何事にも初めてという経験はつきもの。 今回初体験したのは、二度と体験したくなく物語り。
ダイビングは、ライセンスを取ってまだ3年。モルディブ以外では、あまり潜らない。
その日は午後から、有名ポイントへ。今回の旅で3回目のダイブ。 ゲストは2人だけ。香港のガイドさん1名。 エントリーしたときから、かなり期待できそうなポイント。サンゴもしっかり生きている。これまでのダイビングの中でも、ベスト3に入るほど綺麗なグッドポイントだ。
スティングレー、ギンガメアジの群れ、ナポレオンから、ハゼ、ウツボにサメ…。 思わず時の経つのも忘れて、水中DV撮影。
ガイドがエアー残量を聞いてきた。水深は13メートル。
私は、片手で55BARと指で示した。 そろそろ水深5メートルまで浮上して、3分間の安全停止に入らないといけない。

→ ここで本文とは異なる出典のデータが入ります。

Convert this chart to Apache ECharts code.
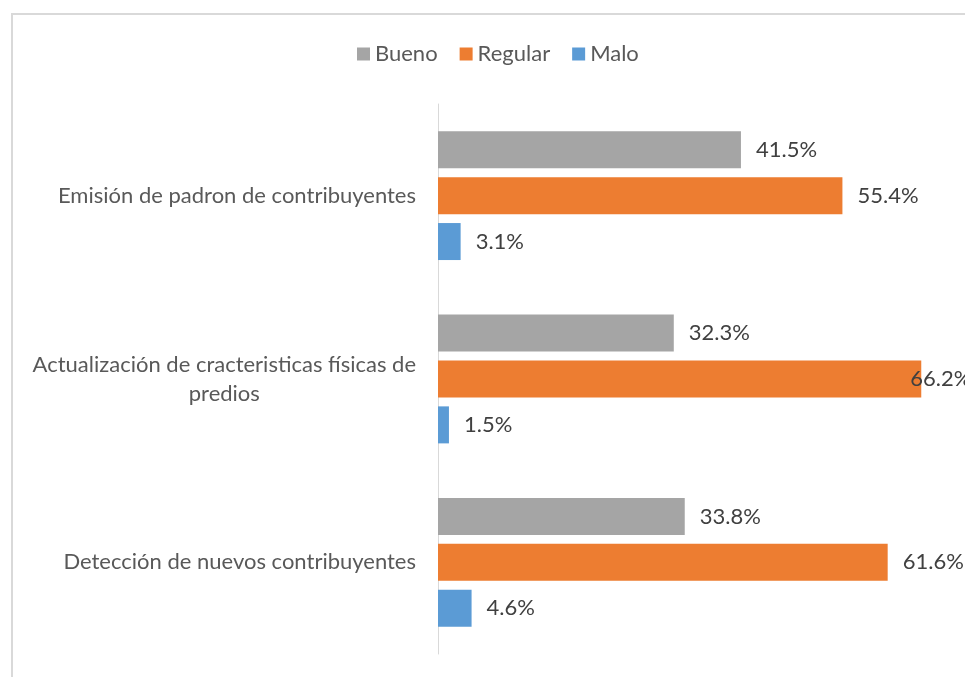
<!DOCTYPE html>
<html>
<head>
<meta charset="utf-8">
<script src="https://cdn.jsdelivr.net/npm/echarts@6/dist/echarts.min.js"></script>
<style>
  html, body { margin: 0; padding: 0; background: #fff; }
  #chart { width: 965px; height: 677px; }
</style>
</head>
<body>
<div id="chart"></div>
<script>
// categories, top to bottom
const categories = [
  'Emisión de padron de contribuyentes',
  'Actualización de cracteristicas físicas de\npredios',
  'Detección de nuevos contribuyentes'
];
const seriesNames = ['Bueno', 'Regular', 'Malo'];
const bueno = [41.5, 32.3, 33.8];
const regular = [55.4, 66.2, 61.6];
const malo = [3.1, 1.5, 4.6];
const colors = ['#a5a5a5', '#ed7d31', '#5b9bd5'];

const FONT = 'Lato';
const FONT_SIZE = 22;
const AXIS_MAX = 70;

function barSeries(name, data, color) {
  return {
    name: name,
    type: 'bar',
    // labels that would run past the chart edge get pulled back over the bar (like Excel)
    data: data.map(v => v > 64 ? { value: v, label: { offset: [-26, 0] } } : v),
    barWidth: 37,
    barGap: '24%',
    itemStyle: { color: color },
    label: {
      show: true,
      position: 'right',
      distance: 15,
      color: '#404040',
      fontFamily: FONT,
      fontSize: FONT_SIZE,
      formatter: p => p.value.toFixed(1) + '%'
    }
  };
}

const chart = echarts.init(document.getElementById('chart'));
chart.setOption({
  animation: false,
  color: colors,
  graphic: [{
    type: 'rect',
    shape: { x: 12, y: 14, width: 1100, height: 800 },
    style: { fill: null, stroke: '#d9d9d9', lineWidth: 2 },
    z: -1
  }],
  legend: {
    left: 352,
    top: 38,
    itemWidth: 13,
    itemHeight: 13,
    itemGap: 22,
    icon: 'rect',
    textStyle: { color: '#595959', fontFamily: FONT, fontSize: FONT_SIZE },
    data: seriesNames
  },
  grid: { left: 438, top: 104, width: 511, height: 550, containLabel: false },
  xAxis: {
    type: 'value',
    min: 0,
    max: AXIS_MAX,
    show: false,
    splitLine: { show: false }
  },
  yAxis: {
    type: 'category',
    inverse: true,
    data: categories,
    axisLine: { show: true, lineStyle: { color: '#d9d9d9', width: 1 } },
    axisTick: { show: false },
    axisLabel: {
      margin: 22,
      color: '#595959',
      fontFamily: FONT,
      fontSize: FONT_SIZE,
      lineHeight: 29,
      formatter: v => v.split('\n').map(s => '{c|' + s + '}').join('\n'),
      rich: {
        c: { align: 'center', color: '#595959', fontFamily: FONT, fontSize: FONT_SIZE, lineHeight: 29 }
      }
    }
  },
  series: [
    barSeries(seriesNames[0], bueno, colors[0]),
    barSeries(seriesNames[1], regular, colors[1]),
    barSeries(seriesNames[2], malo, colors[2])
  ]
});
</script>
</body>
</html>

奥様は、60BAR。なのに、ガイドさん、奥様に自分のオクトパス(もし、エアー切れを起こした人が居たら、自分のタンクの空気を吸ってもらえるようについてるもう一個の吸い口)を与えている。 この時点でなんかへんだなぁと気づくべきだった。
ガイドさん、9メートルの高さまで浮上して、そのまま平行移動で、別のコーナーへ向う。周りの美しさに見とれながら、続く。もっと潜っていたいなぁと心から思いながら…。
しかーし、その状態のまま5分経っても、まだ水深は9メートルのまま。まあいいか。でものこりのエアーあと40なんだけど。 さらに5分、水深は変わらず。残りエアー残量30。
あっ、あのーそろそろ浮上しません?
ダイビングコンピューターの水深は依然9メートル。
まっまさかとは思うんですけどぉ…
残量計が20に。ピコピコと警告音も鳴る。 ガイドさん、いっこうにお構いなし。ちと何気に、上の方まで上がっとこうっと。ハハッ。水深7,4メートル。
ひょっとして、気づいてない?
いくら暢気な私といえど、ちと気になってきた。もうロケーションを楽しむ勇気なんてない。 仕方ないので9メートルまで潜りなおして、慌てて、ガイドの前にでで、残量計を見せる。
「!!!!?」
マスク越しに、ガイドさんの目が大きくなったのが分かった。
あっ!やっぱりぃ〜。
ガイドさん、慌てて、自分の咥えていたレギュレーター(自分が吸うための吸い口)を私に差し出す。だけど、あなたはどうするの? もう一方のオクトパスは、奥様が咥えているんですけどぉ。
というわけで、あってはならない緊急浮上。残りのエアーは、10を切っていた。
どうも、55と出した時、100と勘違いしたらしい。
ゴメンナサイね。…もう少しで3人とも水死でしたね。 幸いだれも潜水病にもかからなかった。 今後は気をつけます、ハイ。